Seeking to use that authority, sponsors in the House of Representatives introduced the new bill, which recites the Amendment’s Sections 3 and 5 and fills out the meaning of the significant wording. It says that “the Presidency is an office under the United States.” It then moves on, declaring in the next paragraph: “Mr. Donald J. Trump did engage in insurrection against the United States by mobilizing, inciting, and aiding those who attacked the United States Capitol on January 6, 2021, to disrupt certification of the 2020 Presidential election…” It then says that, in their impeachment votes in early 2021, majorities in the House and in the Senate “concluded as much” – that is, concluded that Trump had taken the very action condemned by Section 3.
Then, the following 25 pages summarize the evidence developed by the January 6 Committee’s investigation, then conclude that Trump “is ineligible to again hold the office of President of the United States, or to hold any office, civil or military, under the United States.”
Presumably, some of that same evidence will be cited by the January 6 Committee if it does, as various news stories have reported, go ahead on Monday with a referral of Trump to the Justice Department for prosecution under the insurrection law.
Some of the key constitutional questions that will arise, if either or both of those options moves forward, are these:
- Is it a task for Congress, or for the courts, or both acting separately, to define who is an “officer under the United States”? In other words, is that a “political question” for Congress, or a “judicial question” for the courts?
- Whose task is it to define what a “rebellion” or an “insurrection” is? Does the January 6 Committee’s evidence provide the answers, especially as to Trump personally? Has the Justice Department found the answers in its own investigation of the attack on the Capitol, especially as to Trump?
- Do the House bill and a criminal charge of insurrection create specific additional qualification for a President, beyond those specifically listed in the Constitution, and can Congress or the courts do that without interfering with the people’s right to vote for candidates who otherwise would be eligible to run for that office?
- Is a formal declaration by Congress of ineligibility to seek the Presidency a form of legislative punishment, forbidden by the specific provision in the Constitution that forbids such punishment without a trial (the “bill of attainder” ban in Article I?
- Why isn’t impeachment the preferred, and maybe the only, method that the Constitution specifies as the way to deal with a President who, while in office, takes part in a rebellion or insurrection?
The Supreme Court has not provided definite answers to those questions.
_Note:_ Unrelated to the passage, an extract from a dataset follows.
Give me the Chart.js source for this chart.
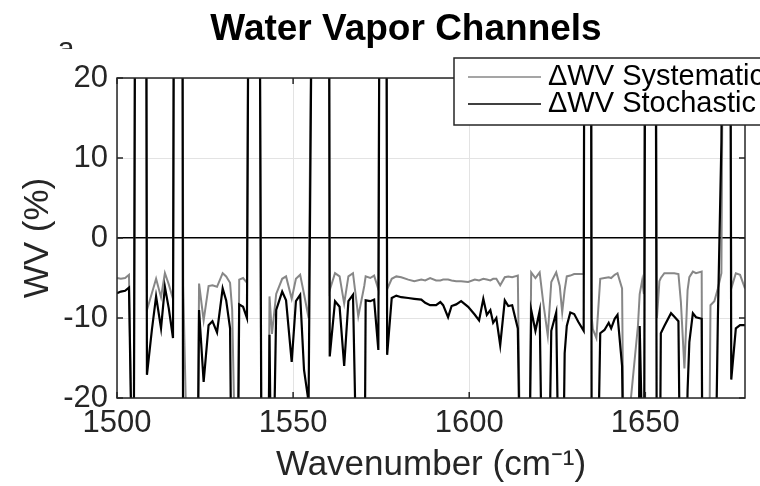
<!DOCTYPE html>
<html>
<head>
<meta charset="utf-8">
<title>Water Vapor Channels</title>
<script src="https://cdn.jsdelivr.net/npm/chart.js"></script>
<style>
  body { margin: 0; background: #fff; }
  canvas { display: block; }
</style>
</head>
<body>
<canvas id="wvGraph" width="760" height="486"></canvas>
<script>
// Channel wavenumbers (cm^-1) with the systematic and stochastic WV errors (%).
// +60 / -40 stand for channels that run far outside the plotted range.
const wavenumbers = [
  1500.0, 1501.1, 1502.3, 1503.4, 1504.7, 1505.3, 1508.2, 1508.5, 1509.9, 1511.1,
  1512.5, 1513.6, 1514.7, 1515.9, 1516.3, 1518.5, 1518.8, 1520.5, 1522.7, 1523.3,
  1524.6, 1526.0, 1527.1, 1528.4, 1530.0, 1531.0, 1532.1, 1532.7, 1534.1, 1534.7,
  1535.8, 1536.9, 1537.6, 1540.3, 1541.1, 1542.8, 1543.3, 1544.0, 1545.2, 1546.9,
  1548.0, 1549.6, 1550.8, 1552.0, 1553.1, 1554.4, 1555.8, 1560.1, 1560.4, 1561.9,
  1563.2, 1564.5, 1565.7, 1567.0, 1568.5, 1570.2, 1570.6, 1571.9, 1573.0, 1574.2,
  1574.7, 1576.4, 1576.7, 1578.0, 1579.3, 1580.7, 1582.7, 1584.4, 1586.4, 1587.5,
  1588.9, 1590.6, 1591.8, 1592.6, 1594.0, 1595.0, 1596.3, 1597.7, 1599.7, 1601.6,
  1602.8, 1604.0, 1605.0, 1606.0, 1606.8, 1607.7, 1608.8, 1610.1, 1611.1, 1612.2,
  1613.8, 1614.8, 1616.8, 1617.6, 1618.8, 1620.0, 1621.0, 1622.3, 1623.3, 1624.7,
  1625.7, 1626.4, 1627.1, 1627.7, 1628.7, 1629.8, 1631.0, 1632.5, 1632.8, 1634.5,
  1634.8, 1635.1, 1636.1, 1637.2, 1638.4, 1639.6, 1640.3, 1641.3, 1642.1, 1643.4,
  1644.1, 1645.7, 1647.9, 1648.4, 1649.1, 1649.6, 1650.1, 1652.8, 1653.3, 1654.0,
  1654.4, 1655.4, 1657.3, 1658.2, 1659.4, 1660.1, 1661.1, 1662.0, 1662.5, 1663.5,
  1664.4, 1666.0, 1666.3, 1668.2, 1668.5, 1669.6, 1670.6, 1671.6, 1672.4, 1674.0,
  1674.4, 1675.7, 1676.9, 1678.3,
];

const systematic = [
  -5.0, -5.1, -5.0, -4.6, -40, 60, 60, -9.0, -6.9, -5.1,
  -7.4, -4.4, -5.8, -7.6, 60, 60, -6.0, -40, -40, -5.7,
  -10.3, -6.0, -5.9, -6.1, -4.4, -4.8, -5.6, -9.0, -40, -5.2,
  -5.0, -5.6, 60, 60, -40, -40, -7.3, -12.0, -7.0, -5.1,
  -4.8, -7.6, -5.1, -4.6, -7.0, -10.0, 60, 60, -6.5, -4.4,
  -4.8, -8.2, -4.8, -4.4, -9.8, -6.0, -4.8, -5.0, -4.7, -6.4,
  60, 60, -6.4, -5.1, -4.8, -4.9, -5.2, -5.4, -5.2, -5.3,
  -5.0, -5.3, -5.3, -5.2, -5.2, -5.3, -5.4, -5.4, -5.5, -5.2,
  -5.3, -5.1, -5.2, -5.3, -5.1, -5.1, -5.9, -4.9, -4.8, -4.9,
  -4.7, -40, -40, -4.3, -5.0, -4.3, -8.0, -12.2, -5.5, -4.3,
  -6.0, -9.3, -6.5, -4.8, -4.7, -4.5, -4.5, -4.5, 60, 60,
  -10.0, -11.4, -12.5, -5.1, -5.0, -4.9, -5.0, -4.6, -4.4, -6.3,
  -40, -21.0, -11.0, -7.0, -5.3, -7.0, 60, 60, -10.0, -5.4,
  -5.0, -4.4, -4.4, -4.4, -4.5, -8.0, -16.3, -6.5, -4.9, -4.2,
  -4.4, -4.2, -40, -25.0, -8.4, -7.9, -6.3, -4.4, 60, 60,
  -6.3, -4.4, -4.6, -6.3,
];

const stochastic = [
  -6.9, -6.7, -6.6, -6.2, -40, 60, 60, -17.1, -11.5, -7.3,
  -11.3, -6.1, -8.8, -12.5, 60, 60, -40, -40, -40, -9.0,
  -18.0, -10.9, -10.4, -11.8, -6.3, -7.8, -11.3, -40, -40, -8.3,
  -8.6, -10.0, 60, 60, -40, -40, -12.1, -40, -9.0, -6.7,
  -7.8, -15.5, -7.9, -7.1, -16.5, -20.5, 60, 60, -14.8, -7.9,
  -8.6, -16.0, -7.9, -7.1, -40, -40, -7.8, -7.9, -7.7, -14.0,
  60, 60, -14.6, -7.5, -7.2, -7.4, -7.5, -7.6, -7.7, -8.1,
  -8.4, -8.4, -8.0, -8.4, -9.9, -8.5, -8.3, -7.9, -8.6, -9.6,
  -10.3, -7.6, -9.6, -9.0, -10.6, -10.0, -13.4, -7.8, -8.5, -8.4,
  -11.3, -40, -40, -9.0, -11.6, -9.1, -40, -40, -11.6, -9.3,
  -40, -40, -14.4, -11.0, -9.3, -9.5, -10.5, -11.6, 60, 60,
  -40, -40, -40, -11.9, -11.5, -10.6, -11.3, -10.1, -9.6, -16.0,
  -40, -40, -40, -11.0, -25.0, -40, 60, 60, -40, -40,
  -11.9, -11.0, -9.4, -9.8, -10.4, -40, -40, -19.0, -13.0, -9.4,
  -9.9, -10.1, -40, -40, -40, -40, -10.0, 12.0, 60, 60,
  -17.7, -11.3, -10.9, -10.9,
];

const xTicks = [1500, 1550, 1600, 1650];
const yTicks = [-20, -10, 0, 10, 20];
const xRange = [1500, 1678.3];
const yRange = [-20, 20];

const FONT = "Helvetica, Arial, 'Liberation Sans', sans-serif";
const AXIS_COLOR = "#262626";
const GRID_COLOR = "#e3e3e3";

// Pair each wavenumber with its value
function toPoints(values) {
  return wavenumbers.map((x, i) => ({ x: x, y: values[i] }));
}

// Title plus the clipped panel letter in the top left corner
const titlePlugin = {
  id: "plotTitle",
  afterDraw(chart) {
    const ctx = chart.ctx;
    ctx.save();
    ctx.fillStyle = "#000";
    ctx.font = "bold 37px " + FONT;
    ctx.textAlign = "center";
    ctx.textBaseline = "middle";
    ctx.fillText("Water Vapor Channels", 406, 30);

    ctx.beginPath();
    ctx.rect(40, 30, 50, 19);
    ctx.clip();
    ctx.font = "30px " + FONT;
    ctx.fillStyle = AXIS_COLOR;
    ctx.textBaseline = "alphabetic";
    ctx.fillText("a", 66, 58);
    ctx.restore();
  },
};

// Box round the axes with short inward tick marks on all four sides
const framePlugin = {
  id: "frame",
  afterDatasetsDraw(chart) {
    const { ctx, chartArea: a, scales } = chart;
    const len = 6;
    ctx.save();
    ctx.strokeStyle = AXIS_COLOR;
    ctx.lineWidth = 1.5;
    ctx.strokeRect(a.left, a.top, a.right - a.left, a.bottom - a.top);
    ctx.beginPath();
    xTicks.forEach((v) => {
      const px = scales.x.getPixelForValue(v);
      ctx.moveTo(px, a.bottom);
      ctx.lineTo(px, a.bottom - len);
      ctx.moveTo(px, a.top);
      ctx.lineTo(px, a.top + len);
    });
    yTicks.forEach((v) => {
      const py = scales.y.getPixelForValue(v);
      ctx.moveTo(a.left, py);
      ctx.lineTo(a.left + len, py);
      ctx.moveTo(a.right, py);
      ctx.lineTo(a.right - len, py);
    });
    ctx.stroke();
    ctx.restore();
  },
};

// Boxed legend in the upper right, running past the edge of the figure
const legendPlugin = {
  id: "boxLegend",
  afterDraw(chart) {
    const ctx = chart.ctx;
    const left = 454;
    const top = 58;
    const rowH = 27;
    ctx.save();
    ctx.fillStyle = "#fff";
    ctx.fillRect(left, top, 340, 67);
    ctx.strokeStyle = AXIS_COLOR;
    ctx.lineWidth = 1.5;
    ctx.strokeRect(left, top, 340, 67);
    ctx.font = "29px " + FONT;
    ctx.textBaseline = "middle";
    chart.data.datasets.forEach((ds, i) => {
      const y = top + 19 + i * rowH;
      ctx.strokeStyle = ds.borderColor;
      ctx.lineWidth = 1.5;
      ctx.beginPath();
      ctx.moveTo(468, y);
      ctx.lineTo(541, y);
      ctx.stroke();
      ctx.fillStyle = "#000";
      ctx.fillText(ds.label, 548, y);
    });
    ctx.restore();
  },
};

const ctx = document.getElementById("wvGraph").getContext("2d");
const wvChart = new Chart(ctx, {
  type: "line",
  data: {
    datasets: [
      {
        label: "\u0394WV Systematic",
        data: toPoints(systematic),
        borderColor: "#878787",
        borderWidth: 2,
        pointRadius: 0,
        tension: 0,
        order: 1, // keep the stochastic line on top
      },
      {
        label: "\u0394WV Stochastic",
        data: toPoints(stochastic),
        borderColor: "#000000",
        borderWidth: 2.2,
        pointRadius: 0,
        tension: 0,
        order: 0,
      },
    ],
  },
  options: {
    responsive: false,
    animation: false,
    devicePixelRatio: 1,
    layout: { padding: { top: 78, right: 15, bottom: 0, left: 0 } },
    plugins: {
      legend: { display: false },
      title: { display: false },
      tooltip: { enabled: false },
    },
    scales: {
      x: {
        type: "linear",
        min: xRange[0],
        max: xRange[1],
        afterBuildTicks: (scale) => {
          scale.ticks = xTicks.map((v) => ({ value: v }));
        },
        afterFit: (scale) => {
          scale.height = 88;
        },
        ticks: {
          color: AXIS_COLOR,
          font: { family: FONT, size: 31 },
          padding: 7,
          maxRotation: 0,
          callback: (v) => String(v),
        },
        grid: { color: GRID_COLOR, lineWidth: 1, drawTicks: false },
        border: { display: false },
        title: {
          display: true,
          text: "Wavenumber (cm\u207B\u00B9)",
          color: AXIS_COLOR,
          font: { family: FONT, size: 35 },
          padding: { top: 0, bottom: 0 },
        },
      },
      y: {
        min: yRange[0],
        max: yRange[1],
        afterBuildTicks: (scale) => {
          scale.ticks = yTicks.map((v) => ({ value: v }));
        },
        afterFit: (scale) => {
          scale.width = 117;
        },
        ticks: {
          color: AXIS_COLOR,
          font: { family: FONT, size: 31 },
          padding: 9,
          callback: (v) => String(v),
        },
        grid: {
          color: (c) => (c.tick && c.tick.value === 0 ? "#000" : GRID_COLOR),
          lineWidth: (c) => (c.tick && c.tick.value === 0 ? 1.5 : 1),
          drawTicks: false,
        },
        border: { display: false },
        title: {
          display: true,
          text: "WV (%)",
          color: AXIS_COLOR,
          font: { family: FONT, size: 35 },
          padding: { top: 17, bottom: 0 },
        },
      },
    },
  },
  plugins: [titlePlugin, framePlugin, legendPlugin],
});
</script>
</body>
</html>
For example, there is no explicit precedent spelling out whether the Presidency is an “office under the United States” – that odd phrase used several times in the Constitution.
In two important precedents, in 1969 and 1995, the Court ruled emphatically that Congress, the courts and the states cannot add new qualifications to those in the Constitution for eligibility to run for Congress, and it said that was a question for the courts, not a political question. (Powell v. McCormack, 1969, and U.S. Term Limits v. Thornton, 1995)
In those precedents, though, it left undecided whether the same limitation on new qualifications applies to candidates for the Presidency, and whether that question is a judicial or a political one.
In a decision in 1946 (U.S. v. Lovett), it ruled that it was an unconstitutional “bill of attainder” when Congress ordered the Treasury not to pay the salaries of several State Department officials whom Congress suspected of not being loyal to the United States. But that was a salary issue only, not a qualifications question, and it did not involve the Presidency.
Whatever emerges now, in Washington’s dealings with Donald Trump, will be writing new constitutional history.